▶ **Extracted entries**:

<<<<

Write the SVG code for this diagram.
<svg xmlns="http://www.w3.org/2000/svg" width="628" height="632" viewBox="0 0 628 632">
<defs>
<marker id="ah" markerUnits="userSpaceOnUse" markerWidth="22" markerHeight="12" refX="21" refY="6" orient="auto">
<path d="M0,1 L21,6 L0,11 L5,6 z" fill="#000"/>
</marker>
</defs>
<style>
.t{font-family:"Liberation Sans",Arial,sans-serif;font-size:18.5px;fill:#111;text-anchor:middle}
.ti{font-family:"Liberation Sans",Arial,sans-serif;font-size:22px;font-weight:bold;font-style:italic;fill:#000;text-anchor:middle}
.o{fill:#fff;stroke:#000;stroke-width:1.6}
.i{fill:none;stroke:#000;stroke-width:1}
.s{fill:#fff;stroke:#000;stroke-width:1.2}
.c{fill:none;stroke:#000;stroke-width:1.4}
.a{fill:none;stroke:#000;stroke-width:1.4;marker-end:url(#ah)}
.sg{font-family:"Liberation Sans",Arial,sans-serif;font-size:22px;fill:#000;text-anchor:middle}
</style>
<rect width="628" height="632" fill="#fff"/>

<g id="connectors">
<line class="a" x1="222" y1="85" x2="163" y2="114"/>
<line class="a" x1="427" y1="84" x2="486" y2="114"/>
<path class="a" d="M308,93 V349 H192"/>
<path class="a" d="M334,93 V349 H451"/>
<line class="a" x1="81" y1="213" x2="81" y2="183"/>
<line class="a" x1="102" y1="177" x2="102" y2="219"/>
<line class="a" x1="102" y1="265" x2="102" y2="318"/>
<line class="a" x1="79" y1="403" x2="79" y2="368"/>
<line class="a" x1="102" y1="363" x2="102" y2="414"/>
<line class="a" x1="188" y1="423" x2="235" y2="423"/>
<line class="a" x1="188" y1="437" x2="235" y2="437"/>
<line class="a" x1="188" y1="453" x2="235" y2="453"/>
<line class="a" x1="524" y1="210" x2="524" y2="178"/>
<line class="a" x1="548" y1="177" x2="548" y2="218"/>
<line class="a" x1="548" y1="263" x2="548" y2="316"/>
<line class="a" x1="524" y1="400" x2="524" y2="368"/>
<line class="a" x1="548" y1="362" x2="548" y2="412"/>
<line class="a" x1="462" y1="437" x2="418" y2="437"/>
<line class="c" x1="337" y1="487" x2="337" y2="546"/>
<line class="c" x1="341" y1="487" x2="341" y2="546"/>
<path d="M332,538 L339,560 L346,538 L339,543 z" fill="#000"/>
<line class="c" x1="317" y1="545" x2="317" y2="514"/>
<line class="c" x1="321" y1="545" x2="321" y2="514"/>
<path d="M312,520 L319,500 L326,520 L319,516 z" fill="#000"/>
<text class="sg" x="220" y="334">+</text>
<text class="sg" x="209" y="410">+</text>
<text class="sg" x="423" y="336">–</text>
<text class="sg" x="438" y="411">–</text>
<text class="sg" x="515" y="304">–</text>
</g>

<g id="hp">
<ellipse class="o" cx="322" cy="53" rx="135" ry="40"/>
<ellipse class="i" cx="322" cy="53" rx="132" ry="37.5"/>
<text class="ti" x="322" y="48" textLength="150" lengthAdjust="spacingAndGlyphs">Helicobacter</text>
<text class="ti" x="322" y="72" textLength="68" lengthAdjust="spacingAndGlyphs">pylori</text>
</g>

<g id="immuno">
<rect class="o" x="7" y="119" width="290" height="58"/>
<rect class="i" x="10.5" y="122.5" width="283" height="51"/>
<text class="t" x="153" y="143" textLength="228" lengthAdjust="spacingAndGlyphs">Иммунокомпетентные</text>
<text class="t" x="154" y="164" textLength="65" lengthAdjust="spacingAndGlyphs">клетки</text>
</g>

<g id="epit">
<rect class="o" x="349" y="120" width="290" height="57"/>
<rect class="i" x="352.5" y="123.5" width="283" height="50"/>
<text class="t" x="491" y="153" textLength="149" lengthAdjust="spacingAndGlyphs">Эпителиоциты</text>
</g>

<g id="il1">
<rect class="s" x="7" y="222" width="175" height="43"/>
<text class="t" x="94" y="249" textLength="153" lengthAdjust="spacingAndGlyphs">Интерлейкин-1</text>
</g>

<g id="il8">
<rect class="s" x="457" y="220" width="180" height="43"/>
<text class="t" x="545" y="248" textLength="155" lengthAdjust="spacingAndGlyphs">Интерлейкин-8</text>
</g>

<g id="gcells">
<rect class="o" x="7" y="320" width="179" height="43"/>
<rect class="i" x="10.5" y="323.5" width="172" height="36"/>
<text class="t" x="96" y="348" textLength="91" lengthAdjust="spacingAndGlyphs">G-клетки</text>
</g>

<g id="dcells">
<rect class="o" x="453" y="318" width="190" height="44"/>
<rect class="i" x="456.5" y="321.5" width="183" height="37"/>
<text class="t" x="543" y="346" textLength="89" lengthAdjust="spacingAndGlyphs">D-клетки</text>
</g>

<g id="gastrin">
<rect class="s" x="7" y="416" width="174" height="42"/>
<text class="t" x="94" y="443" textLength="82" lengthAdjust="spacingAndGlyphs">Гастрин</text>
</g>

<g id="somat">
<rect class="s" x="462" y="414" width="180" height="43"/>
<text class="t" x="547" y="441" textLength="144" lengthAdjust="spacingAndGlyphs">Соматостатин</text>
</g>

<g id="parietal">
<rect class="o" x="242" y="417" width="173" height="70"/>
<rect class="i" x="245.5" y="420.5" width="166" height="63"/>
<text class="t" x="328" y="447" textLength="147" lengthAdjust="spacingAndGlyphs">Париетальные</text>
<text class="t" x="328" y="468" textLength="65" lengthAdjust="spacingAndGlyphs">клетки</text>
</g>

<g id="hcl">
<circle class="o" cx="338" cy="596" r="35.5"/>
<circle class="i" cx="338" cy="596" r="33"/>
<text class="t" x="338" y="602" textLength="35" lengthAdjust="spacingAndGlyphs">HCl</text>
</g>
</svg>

>>>>
<<<<

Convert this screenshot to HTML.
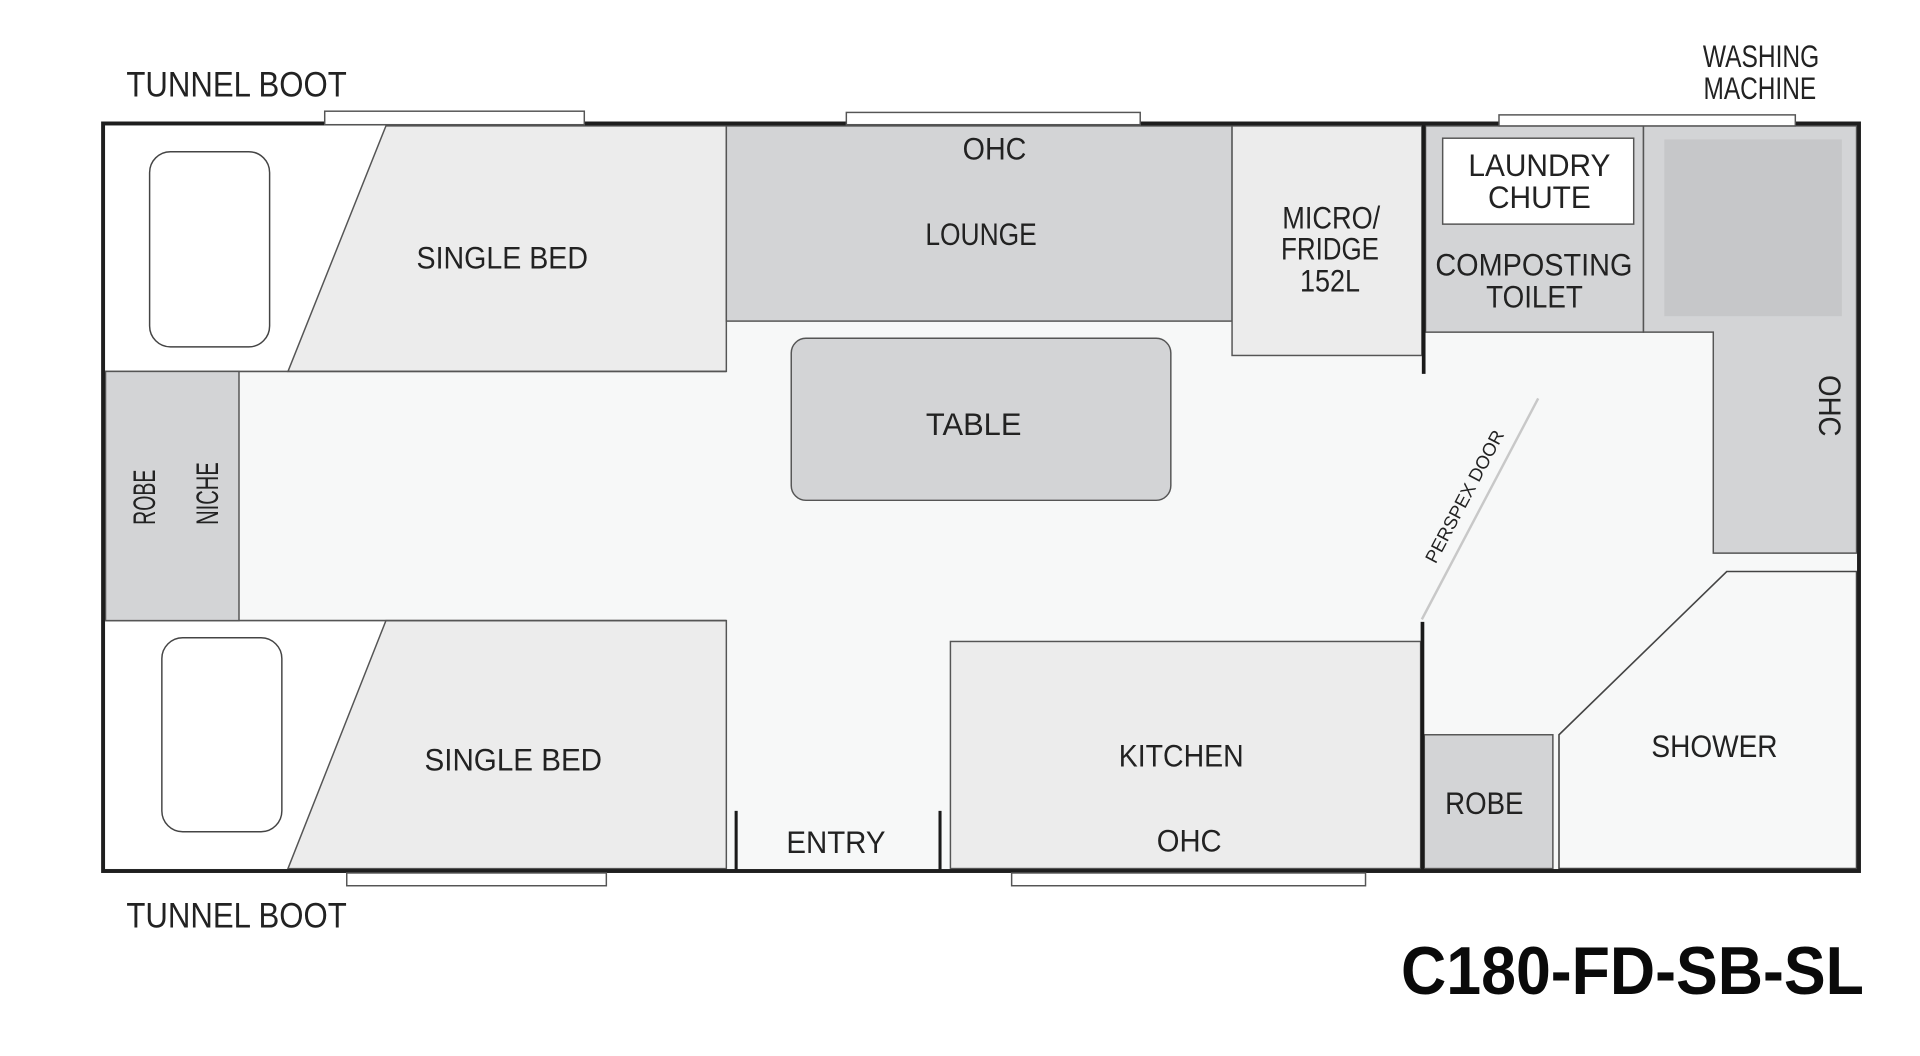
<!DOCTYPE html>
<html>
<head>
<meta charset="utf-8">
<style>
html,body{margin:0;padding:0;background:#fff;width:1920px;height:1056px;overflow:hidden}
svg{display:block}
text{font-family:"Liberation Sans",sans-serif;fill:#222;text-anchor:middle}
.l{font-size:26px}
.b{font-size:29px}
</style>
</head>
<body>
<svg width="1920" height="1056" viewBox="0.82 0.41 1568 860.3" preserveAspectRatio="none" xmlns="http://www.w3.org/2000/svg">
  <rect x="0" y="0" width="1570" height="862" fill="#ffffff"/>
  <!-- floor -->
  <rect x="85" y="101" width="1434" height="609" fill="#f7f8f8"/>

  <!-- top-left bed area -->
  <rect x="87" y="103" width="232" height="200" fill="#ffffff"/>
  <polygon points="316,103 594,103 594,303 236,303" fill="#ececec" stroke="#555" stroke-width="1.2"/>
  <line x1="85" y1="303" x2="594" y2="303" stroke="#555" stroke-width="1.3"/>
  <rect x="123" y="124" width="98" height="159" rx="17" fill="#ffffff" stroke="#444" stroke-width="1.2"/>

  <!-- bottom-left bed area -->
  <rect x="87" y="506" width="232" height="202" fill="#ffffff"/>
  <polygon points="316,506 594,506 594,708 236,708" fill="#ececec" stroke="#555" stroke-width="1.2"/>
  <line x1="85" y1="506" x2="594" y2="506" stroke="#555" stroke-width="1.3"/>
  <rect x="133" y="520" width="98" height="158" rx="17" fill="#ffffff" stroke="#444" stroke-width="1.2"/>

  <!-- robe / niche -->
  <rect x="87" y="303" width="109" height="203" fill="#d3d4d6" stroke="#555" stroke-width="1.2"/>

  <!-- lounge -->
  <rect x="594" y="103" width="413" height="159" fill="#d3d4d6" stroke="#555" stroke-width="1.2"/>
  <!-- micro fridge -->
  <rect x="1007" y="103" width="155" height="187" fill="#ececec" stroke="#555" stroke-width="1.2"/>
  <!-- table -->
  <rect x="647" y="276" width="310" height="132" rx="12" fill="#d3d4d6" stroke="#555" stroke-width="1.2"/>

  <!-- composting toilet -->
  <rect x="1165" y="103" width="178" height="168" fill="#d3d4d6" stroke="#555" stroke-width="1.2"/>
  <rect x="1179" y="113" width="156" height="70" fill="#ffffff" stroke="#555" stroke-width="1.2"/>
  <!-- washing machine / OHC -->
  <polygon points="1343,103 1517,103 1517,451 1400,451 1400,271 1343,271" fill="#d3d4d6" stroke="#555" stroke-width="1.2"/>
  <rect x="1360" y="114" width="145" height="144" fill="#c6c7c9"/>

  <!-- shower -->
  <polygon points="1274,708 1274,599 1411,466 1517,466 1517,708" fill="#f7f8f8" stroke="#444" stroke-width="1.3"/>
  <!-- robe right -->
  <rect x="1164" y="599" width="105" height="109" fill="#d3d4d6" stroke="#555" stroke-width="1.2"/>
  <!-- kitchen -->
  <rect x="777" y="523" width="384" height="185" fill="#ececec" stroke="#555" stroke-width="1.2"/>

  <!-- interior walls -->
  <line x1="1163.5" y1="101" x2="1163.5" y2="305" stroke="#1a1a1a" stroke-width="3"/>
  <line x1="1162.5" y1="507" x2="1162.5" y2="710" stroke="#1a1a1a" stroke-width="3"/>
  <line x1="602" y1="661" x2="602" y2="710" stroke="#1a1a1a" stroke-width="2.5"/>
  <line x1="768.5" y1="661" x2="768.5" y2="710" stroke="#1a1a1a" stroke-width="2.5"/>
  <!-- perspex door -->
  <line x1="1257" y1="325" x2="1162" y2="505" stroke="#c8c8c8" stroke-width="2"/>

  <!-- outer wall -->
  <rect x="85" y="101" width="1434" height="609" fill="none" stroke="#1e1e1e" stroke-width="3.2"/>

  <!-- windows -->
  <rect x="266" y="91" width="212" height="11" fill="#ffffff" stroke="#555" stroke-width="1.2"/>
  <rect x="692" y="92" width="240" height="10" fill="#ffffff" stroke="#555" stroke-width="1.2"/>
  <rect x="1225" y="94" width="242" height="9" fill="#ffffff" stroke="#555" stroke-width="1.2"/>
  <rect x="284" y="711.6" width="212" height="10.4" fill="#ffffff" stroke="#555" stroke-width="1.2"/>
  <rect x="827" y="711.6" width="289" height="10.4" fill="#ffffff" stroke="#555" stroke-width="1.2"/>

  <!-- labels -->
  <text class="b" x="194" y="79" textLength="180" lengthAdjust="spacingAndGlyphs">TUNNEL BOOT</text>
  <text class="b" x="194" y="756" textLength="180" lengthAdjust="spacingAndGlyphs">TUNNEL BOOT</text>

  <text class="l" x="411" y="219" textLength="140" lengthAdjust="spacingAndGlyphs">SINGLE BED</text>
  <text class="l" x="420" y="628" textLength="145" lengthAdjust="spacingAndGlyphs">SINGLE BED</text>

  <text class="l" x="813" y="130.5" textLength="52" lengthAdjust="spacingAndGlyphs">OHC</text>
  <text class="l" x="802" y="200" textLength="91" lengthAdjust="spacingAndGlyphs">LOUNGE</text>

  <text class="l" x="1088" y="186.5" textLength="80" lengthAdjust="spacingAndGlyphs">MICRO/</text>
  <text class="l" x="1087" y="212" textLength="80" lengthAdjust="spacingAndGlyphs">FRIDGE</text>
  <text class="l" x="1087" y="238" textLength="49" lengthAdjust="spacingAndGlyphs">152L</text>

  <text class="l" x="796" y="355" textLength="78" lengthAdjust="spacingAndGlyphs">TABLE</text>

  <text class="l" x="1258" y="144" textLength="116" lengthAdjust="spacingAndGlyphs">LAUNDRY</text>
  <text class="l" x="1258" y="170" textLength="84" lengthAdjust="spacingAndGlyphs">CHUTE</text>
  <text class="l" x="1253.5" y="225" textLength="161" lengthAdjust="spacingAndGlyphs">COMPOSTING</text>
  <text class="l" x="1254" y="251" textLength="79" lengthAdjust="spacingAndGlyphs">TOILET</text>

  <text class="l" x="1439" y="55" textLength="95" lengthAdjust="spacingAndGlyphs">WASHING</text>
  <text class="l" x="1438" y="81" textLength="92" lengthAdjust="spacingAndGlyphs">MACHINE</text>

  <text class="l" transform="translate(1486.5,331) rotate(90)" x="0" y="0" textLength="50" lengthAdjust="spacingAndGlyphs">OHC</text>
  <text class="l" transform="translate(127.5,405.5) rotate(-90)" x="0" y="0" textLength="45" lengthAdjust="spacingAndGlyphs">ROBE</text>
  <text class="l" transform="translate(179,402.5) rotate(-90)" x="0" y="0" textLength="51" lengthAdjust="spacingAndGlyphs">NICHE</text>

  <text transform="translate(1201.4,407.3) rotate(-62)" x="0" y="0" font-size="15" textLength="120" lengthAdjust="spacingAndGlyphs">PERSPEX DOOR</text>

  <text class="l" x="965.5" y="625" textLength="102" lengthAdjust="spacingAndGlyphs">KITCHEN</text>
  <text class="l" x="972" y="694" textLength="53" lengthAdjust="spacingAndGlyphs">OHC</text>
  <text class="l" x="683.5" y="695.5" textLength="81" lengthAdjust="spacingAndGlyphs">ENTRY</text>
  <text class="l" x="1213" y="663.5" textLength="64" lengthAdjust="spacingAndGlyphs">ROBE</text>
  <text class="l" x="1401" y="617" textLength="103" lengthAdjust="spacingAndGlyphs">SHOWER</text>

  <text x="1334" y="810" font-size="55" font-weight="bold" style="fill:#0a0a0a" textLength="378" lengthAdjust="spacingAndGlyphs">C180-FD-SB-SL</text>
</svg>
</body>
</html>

>>>>

▶ **Stated exercise**: Select, from the listing, all lines that include the word "this".

▶ **Right answer**:
Write the SVG code for this diagram.
Convert this screenshot to HTML.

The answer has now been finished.